El cuido y atención que debe darse a los organismos policiales es prioritario. En su dotación, en su formación, en su retribución, en la permanente vigilancia de su funcionamiento. Lo técnico y lo ético deben conjugarse en ellos necesariamente. En ciudades de tránsito congestionado, por ejemplo, un patrullaje motorizado que esté permanentemente en todas partes y que tenga al mismo tiempo los medios de comunicación para actuar sin demora, es una exigencia inaplazable; pero también lo es la verificación constante del comportamiento de los funcionarios y agentes, expuestos constantemente al asedio de la corrupción.
En la campaña electoral de 1983 dije, en un programa de televisión, que estaba convencido de que todos los cuerpos de seguridad habían sido infiltrados por la delincuencia. La respuesta de los voceros de esos cuerpos –muchos de ellos gente de mi mayor estima– fue más irritada que receptiva. Todos afirmaron que en su respectiva unidad podían asegurar que no ocurría tal cosa. Desgraciadamente, los hechos que se han venido sucediendo desde entonces, me han dado la razón. No ha habido uno donde no haya ocurrido lo que nadie podría desear. En vez de negar «a priori» que esto era posible, debió haber una acción para examinar la conducta de sus miembros.
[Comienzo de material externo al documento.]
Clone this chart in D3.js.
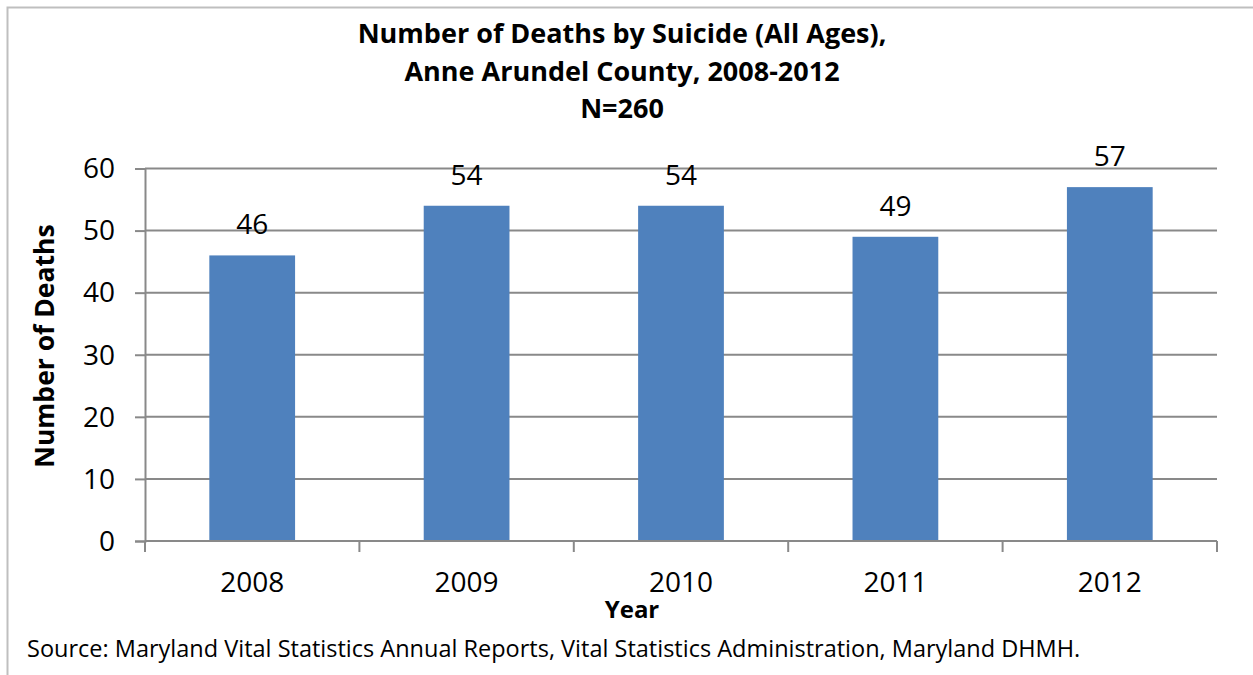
<!DOCTYPE html>
<html>
<head>
<meta charset="utf-8">
<script src="https://cdn.jsdelivr.net/npm/d3@7"></script>
<style>
  html, body { margin: 0; padding: 0; background: #fff; }
  svg { display: block; font-family: "Open Sans", sans-serif; }
</style>
</head>
<body>
<svg id="chart" width="1253" height="675"></svg>
<script>
// Suicide deaths, Anne Arundel County
const years = ["2008", "2009", "2010", "2011", "2012"];
const deaths = [46, 54, 54, 49, 57];
const yTicks = [0, 10, 20, 30, 40, 50, 60];
const titleLines = [
  "Number of Deaths by Suicide (All Ages),",
  "Anne Arundel County, 2008-2012",
  "N=260"
];
const yAxisTitle = "Number of Deaths";
const xAxisTitle = "Year";
const sourceNote = "Source: Maryland Vital Statistics Annual Reports, Vital Statistics Administration, Maryland DHMH.";

const svg = d3.select("#chart");
const W = 1253, H = 675;

// chart frame (open on the right and bottom edges of the page)
svg.append("path")
  .attr("d", `M7.5,${H + 2} V7.5 H${W + 2}`)
  .attr("fill", "none")
  .attr("stroke", "#bfbfbf")
  .attr("stroke-width", 2);

const plot = { left: 145, right: 1217, top: 168.5, bottom: 541 };

const x = d3.scaleBand()
  .domain(years)
  .range([plot.left, plot.right])
  .padding(0);

const y = d3.scaleLinear()
  .domain([0, 60])
  .range([plot.bottom, plot.top]);

const gridColor = "#898989";

// horizontal gridlines
svg.append("g")
  .selectAll("line")
  .data(yTicks.filter(t => t > 0))
  .join("line")
  .attr("x1", plot.left)
  .attr("x2", plot.right)
  .attr("y1", d => y(d))
  .attr("y2", d => y(d))
  .attr("stroke", gridColor)
  .attr("stroke-width", 2);

// bars: 40% of each category slot, centred
const barW = x.bandwidth() * 0.4;
svg.append("g")
  .selectAll("rect")
  .data(years.map((yr, i) => ({ yr, v: deaths[i] })))
  .join("rect")
  .attr("x", d => x(d.yr) + (x.bandwidth() - barW) / 2)
  .attr("y", d => y(d.v))
  .attr("width", barW)
  .attr("height", d => y(0) - y(d.v))
  .attr("fill", "#4f81bd");

// value labels
svg.append("g")
  .selectAll("text")
  .data(years.map((yr, i) => ({ yr, v: deaths[i] })))
  .join("text")
  .attr("x", d => x(d.yr) + x.bandwidth() / 2)
  .attr("y", d => y(d.v) - 21)
  .attr("text-anchor", "middle")
  .attr("font-size", 28)
  .attr("fill", "#000")
  .text(d => d.v);

// y axis
const yAxis = svg.append("g")
  .attr("transform", `translate(${plot.left},0)`)
  .call(d3.axisLeft(y).tickValues(yTicks).tickSize(10).tickPadding(20));
yAxis.select(".domain").attr("stroke", gridColor).attr("stroke-width", 2);
yAxis.selectAll(".tick line").attr("stroke", gridColor).attr("stroke-width", 2);
yAxis.selectAll(".tick text")
  .attr("font-size", 28)
  .attr("font-family", "'Open Sans', sans-serif")
  .attr("fill", "#000")
  .attr("dy", "0.33em");

// x axis: ticks at category boundaries
const xAxis = svg.append("g")
  .attr("transform", `translate(0,${plot.bottom})`);
xAxis.append("line")
  .attr("x1", plot.left).attr("x2", plot.right)
  .attr("stroke", gridColor).attr("stroke-width", 2);
const bounds = years.map(yr => x(yr)).concat([x(years[years.length - 1]) + x.bandwidth()]);
xAxis.selectAll("line.tick")
  .data(bounds)
  .join("line")
  .attr("class", "tick")
  .attr("x1", d => d).attr("x2", d => d)
  .attr("y1", 0).attr("y2", 11)
  .attr("stroke", gridColor).attr("stroke-width", 2);
xAxis.selectAll("text")
  .data(years)
  .join("text")
  .attr("x", d => x(d) + x.bandwidth() / 2)
  .attr("y", 51)
  .attr("text-anchor", "middle")
  .attr("font-size", 28)
  .attr("fill", "#000")
  .text(d => d);

// axis titles
svg.append("text")
  .attr("transform", "translate(54,346) rotate(-90)")
  .attr("text-anchor", "middle")
  .attr("font-size", 26.5)
  .attr("font-weight", "bold")
  .text(yAxisTitle);

svg.append("text")
  .attr("x", 632)
  .attr("y", 618)
  .attr("text-anchor", "middle")
  .attr("font-size", 24)
  .attr("font-weight", "bold")
  .text(xAxisTitle);

// title
svg.append("g")
  .selectAll("text")
  .data(titleLines)
  .join("text")
  .attr("x", 622)
  .attr("y", (d, i) => 43 + i * 37.7)
  .attr("text-anchor", "middle")
  .attr("font-size", 27)
  .attr("font-weight", "bold")
  .text(d => d);

// source note
svg.append("text")
  .attr("x", 27)
  .attr("y", 657)
  .attr("font-size", 23.5)
  .text(sourceNote);
</script>
</body>
</html>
Esto lo puede y lo debe hacer todo gobierno democrático que tenga conciencia plena de su deber. La descomposición social abarca muchos aspectos, algunos de ellos de suma gravedad, pero este problema de la inseguridad es crítico para que el ciudadano tenga confianza en la autoridad. No podemos volver a los tiempos de los salteadores de caminos o a las trastadas que con amenidad describió la picaresca de la literatura clásica. No consolarnos de lo que nos pasa, porque ocurre también en otras partes. El hecho de que a la ex presidenta Isabelita Perón la hayan atacado en las calles de Madrid no puede ser lenitivo para lo que ocurre diariamente entre nosotros.
Debemos darnos cuenta de que la seguridad personal es obligación número uno del Estado y más concretamente, exigencia inaplazable del Estado Democrático.